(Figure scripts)

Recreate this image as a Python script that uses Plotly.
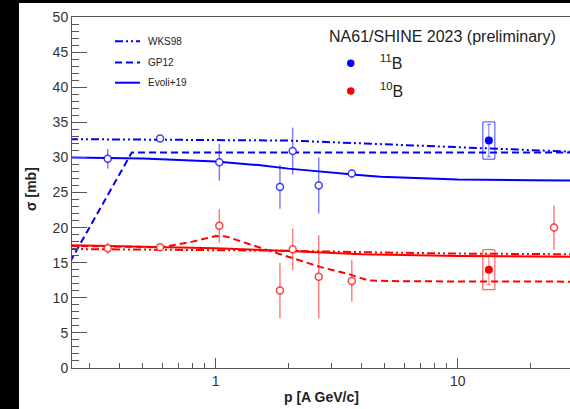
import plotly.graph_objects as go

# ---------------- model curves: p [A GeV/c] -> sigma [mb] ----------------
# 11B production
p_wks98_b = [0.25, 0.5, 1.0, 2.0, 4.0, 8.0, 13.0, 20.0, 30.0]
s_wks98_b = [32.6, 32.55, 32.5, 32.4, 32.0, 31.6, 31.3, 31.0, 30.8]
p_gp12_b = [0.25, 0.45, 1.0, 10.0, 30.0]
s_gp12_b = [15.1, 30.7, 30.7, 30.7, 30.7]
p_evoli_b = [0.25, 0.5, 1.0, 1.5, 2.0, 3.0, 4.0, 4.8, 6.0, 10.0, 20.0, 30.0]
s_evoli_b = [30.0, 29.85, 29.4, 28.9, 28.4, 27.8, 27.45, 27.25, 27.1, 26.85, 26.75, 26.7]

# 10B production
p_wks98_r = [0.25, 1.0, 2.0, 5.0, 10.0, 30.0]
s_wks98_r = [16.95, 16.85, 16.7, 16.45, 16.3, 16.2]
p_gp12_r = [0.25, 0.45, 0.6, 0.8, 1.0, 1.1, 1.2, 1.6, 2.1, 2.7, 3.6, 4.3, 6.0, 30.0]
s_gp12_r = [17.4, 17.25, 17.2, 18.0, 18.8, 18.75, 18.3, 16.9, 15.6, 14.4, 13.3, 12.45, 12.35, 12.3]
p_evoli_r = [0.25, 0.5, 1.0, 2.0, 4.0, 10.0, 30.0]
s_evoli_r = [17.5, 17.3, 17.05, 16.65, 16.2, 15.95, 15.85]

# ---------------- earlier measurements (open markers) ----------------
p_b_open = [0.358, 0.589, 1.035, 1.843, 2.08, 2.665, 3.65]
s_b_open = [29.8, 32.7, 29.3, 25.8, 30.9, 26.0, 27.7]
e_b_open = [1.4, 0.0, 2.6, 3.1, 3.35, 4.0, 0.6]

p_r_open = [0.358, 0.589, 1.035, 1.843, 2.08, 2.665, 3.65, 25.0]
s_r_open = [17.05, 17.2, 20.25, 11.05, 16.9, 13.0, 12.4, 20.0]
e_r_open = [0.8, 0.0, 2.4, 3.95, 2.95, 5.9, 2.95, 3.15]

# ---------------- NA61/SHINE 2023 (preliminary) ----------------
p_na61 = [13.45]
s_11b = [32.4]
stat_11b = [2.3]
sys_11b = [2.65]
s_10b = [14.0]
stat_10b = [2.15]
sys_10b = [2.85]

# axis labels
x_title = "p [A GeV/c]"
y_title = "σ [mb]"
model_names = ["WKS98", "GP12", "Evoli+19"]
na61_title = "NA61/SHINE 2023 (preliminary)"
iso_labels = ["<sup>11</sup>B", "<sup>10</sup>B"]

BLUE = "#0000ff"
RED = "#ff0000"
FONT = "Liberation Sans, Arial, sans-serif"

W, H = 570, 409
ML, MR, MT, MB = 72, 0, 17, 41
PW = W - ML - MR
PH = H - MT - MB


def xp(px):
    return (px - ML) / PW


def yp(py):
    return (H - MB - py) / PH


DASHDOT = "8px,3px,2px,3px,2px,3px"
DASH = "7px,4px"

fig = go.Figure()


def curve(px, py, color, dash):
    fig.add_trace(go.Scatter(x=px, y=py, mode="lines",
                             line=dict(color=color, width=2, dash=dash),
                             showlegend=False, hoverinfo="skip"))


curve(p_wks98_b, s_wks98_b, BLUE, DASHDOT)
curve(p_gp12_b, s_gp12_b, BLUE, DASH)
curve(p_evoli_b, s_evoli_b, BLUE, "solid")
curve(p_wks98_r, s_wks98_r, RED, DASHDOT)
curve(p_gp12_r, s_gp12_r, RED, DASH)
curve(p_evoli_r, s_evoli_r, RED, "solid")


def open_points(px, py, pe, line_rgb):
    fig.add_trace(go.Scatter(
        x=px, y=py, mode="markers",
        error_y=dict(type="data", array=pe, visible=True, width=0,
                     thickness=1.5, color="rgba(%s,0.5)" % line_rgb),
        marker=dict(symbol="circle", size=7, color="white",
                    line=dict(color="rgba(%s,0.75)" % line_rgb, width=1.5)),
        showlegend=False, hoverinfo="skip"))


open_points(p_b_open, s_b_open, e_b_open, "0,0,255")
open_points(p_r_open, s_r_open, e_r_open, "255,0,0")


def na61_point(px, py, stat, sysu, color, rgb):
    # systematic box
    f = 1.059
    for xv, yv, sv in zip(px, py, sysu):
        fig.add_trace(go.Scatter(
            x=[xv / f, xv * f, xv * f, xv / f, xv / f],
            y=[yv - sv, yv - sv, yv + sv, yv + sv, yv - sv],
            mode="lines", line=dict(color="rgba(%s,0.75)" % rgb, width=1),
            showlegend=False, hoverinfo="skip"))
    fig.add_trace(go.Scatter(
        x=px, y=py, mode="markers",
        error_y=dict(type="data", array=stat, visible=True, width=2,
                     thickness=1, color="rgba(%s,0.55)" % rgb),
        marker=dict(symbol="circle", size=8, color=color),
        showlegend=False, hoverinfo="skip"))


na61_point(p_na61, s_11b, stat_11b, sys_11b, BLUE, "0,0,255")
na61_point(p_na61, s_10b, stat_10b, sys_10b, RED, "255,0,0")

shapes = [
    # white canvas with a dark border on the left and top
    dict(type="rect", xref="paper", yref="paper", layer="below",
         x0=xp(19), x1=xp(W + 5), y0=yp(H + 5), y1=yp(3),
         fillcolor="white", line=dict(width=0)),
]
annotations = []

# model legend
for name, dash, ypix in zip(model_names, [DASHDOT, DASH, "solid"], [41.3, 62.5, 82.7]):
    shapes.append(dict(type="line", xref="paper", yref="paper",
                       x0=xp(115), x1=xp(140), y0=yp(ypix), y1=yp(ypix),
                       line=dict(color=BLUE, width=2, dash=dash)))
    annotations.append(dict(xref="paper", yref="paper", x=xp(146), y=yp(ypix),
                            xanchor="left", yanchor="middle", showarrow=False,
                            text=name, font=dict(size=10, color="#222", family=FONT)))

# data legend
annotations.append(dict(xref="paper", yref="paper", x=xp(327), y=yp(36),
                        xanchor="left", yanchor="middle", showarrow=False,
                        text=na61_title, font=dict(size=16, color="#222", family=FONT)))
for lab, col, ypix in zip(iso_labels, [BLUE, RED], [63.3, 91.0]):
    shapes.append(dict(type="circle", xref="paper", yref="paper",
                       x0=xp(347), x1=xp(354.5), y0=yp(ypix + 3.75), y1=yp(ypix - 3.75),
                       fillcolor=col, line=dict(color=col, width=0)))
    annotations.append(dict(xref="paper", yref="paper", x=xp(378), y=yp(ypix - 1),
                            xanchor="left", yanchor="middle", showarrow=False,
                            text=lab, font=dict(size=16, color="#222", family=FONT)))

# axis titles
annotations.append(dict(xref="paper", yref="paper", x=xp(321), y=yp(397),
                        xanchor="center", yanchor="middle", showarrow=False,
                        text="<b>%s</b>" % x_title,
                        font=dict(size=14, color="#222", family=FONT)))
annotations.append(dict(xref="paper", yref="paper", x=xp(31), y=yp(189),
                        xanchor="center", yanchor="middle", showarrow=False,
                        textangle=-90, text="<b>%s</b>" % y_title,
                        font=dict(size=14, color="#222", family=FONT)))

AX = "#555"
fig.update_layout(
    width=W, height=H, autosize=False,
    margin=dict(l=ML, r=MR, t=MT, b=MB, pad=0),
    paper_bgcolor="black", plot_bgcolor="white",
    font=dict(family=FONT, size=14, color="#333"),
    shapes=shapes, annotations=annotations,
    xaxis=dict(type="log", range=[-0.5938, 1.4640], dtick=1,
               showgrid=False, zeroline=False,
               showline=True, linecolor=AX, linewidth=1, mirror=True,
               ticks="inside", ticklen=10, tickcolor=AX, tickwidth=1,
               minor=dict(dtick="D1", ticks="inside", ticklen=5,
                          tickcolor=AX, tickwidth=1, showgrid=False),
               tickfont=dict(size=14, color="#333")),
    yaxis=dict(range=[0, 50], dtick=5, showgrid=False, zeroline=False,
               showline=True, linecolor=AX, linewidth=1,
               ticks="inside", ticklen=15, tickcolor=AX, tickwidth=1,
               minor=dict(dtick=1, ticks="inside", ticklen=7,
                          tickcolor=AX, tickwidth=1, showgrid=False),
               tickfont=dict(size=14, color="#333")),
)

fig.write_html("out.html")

* * *

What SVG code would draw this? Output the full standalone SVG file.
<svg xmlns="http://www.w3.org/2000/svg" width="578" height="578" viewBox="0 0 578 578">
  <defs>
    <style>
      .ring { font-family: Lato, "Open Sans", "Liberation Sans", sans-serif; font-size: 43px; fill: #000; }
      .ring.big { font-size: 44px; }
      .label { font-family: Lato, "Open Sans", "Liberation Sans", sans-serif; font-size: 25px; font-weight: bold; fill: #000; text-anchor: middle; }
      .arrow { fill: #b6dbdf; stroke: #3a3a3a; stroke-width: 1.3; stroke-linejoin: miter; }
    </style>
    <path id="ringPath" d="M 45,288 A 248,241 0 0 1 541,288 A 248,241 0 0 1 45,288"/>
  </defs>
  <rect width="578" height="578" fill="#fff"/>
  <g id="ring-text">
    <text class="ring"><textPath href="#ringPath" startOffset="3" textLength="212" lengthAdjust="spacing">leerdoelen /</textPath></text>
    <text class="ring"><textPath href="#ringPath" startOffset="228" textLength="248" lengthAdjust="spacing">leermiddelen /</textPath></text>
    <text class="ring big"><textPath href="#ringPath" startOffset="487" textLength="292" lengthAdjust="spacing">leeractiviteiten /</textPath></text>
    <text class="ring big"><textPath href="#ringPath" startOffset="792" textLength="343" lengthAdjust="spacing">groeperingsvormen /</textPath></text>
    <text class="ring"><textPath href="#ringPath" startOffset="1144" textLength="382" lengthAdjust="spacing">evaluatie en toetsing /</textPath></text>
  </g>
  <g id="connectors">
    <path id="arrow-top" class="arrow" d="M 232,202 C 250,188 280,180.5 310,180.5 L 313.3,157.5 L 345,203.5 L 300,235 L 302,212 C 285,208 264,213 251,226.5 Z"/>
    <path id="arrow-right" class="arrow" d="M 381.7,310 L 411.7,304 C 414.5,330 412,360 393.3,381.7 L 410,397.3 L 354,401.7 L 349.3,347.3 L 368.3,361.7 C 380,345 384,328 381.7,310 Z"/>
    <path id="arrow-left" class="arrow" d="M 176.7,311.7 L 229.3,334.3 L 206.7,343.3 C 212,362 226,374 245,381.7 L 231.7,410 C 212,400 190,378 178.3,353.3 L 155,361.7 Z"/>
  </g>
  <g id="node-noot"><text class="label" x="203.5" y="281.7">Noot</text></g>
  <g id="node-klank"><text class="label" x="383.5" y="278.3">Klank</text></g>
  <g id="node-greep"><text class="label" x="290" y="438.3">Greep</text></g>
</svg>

Task statement:
Using the data above, which lines fall from the one with "Recreate this image" through the one with "26.85, 26.75, 26.7]"? Repeat them exactly, ends included, minus any pictures.

Finished exercise:
Recreate this image as a Python script that uses Plotly.
import plotly.graph_objects as go

# ---------------- model curves: p [A GeV/c] -> sigma [mb] ----------------
# 11B production
p_wks98_b = [0.25, 0.5, 1.0, 2.0, 4.0, 8.0, 13.0, 20.0, 30.0]
s_wks98_b = [32.6, 32.55, 32.5, 32.4, 32.0, 31.6, 31.3, 31.0, 30.8]
p_gp12_b = [0.25, 0.45, 1.0, 10.0, 30.0]
s_gp12_b = [15.1, 30.7, 30.7, 30.7, 30.7]
p_evoli_b = [0.25, 0.5, 1.0, 1.5, 2.0, 3.0, 4.0, 4.8, 6.0, 10.0, 20.0, 30.0]
s_evoli_b = [30.0, 29.85, 29.4, 28.9, 28.4, 27.8, 27.45, 27.25, 27.1, 26.85, 26.75, 26.7]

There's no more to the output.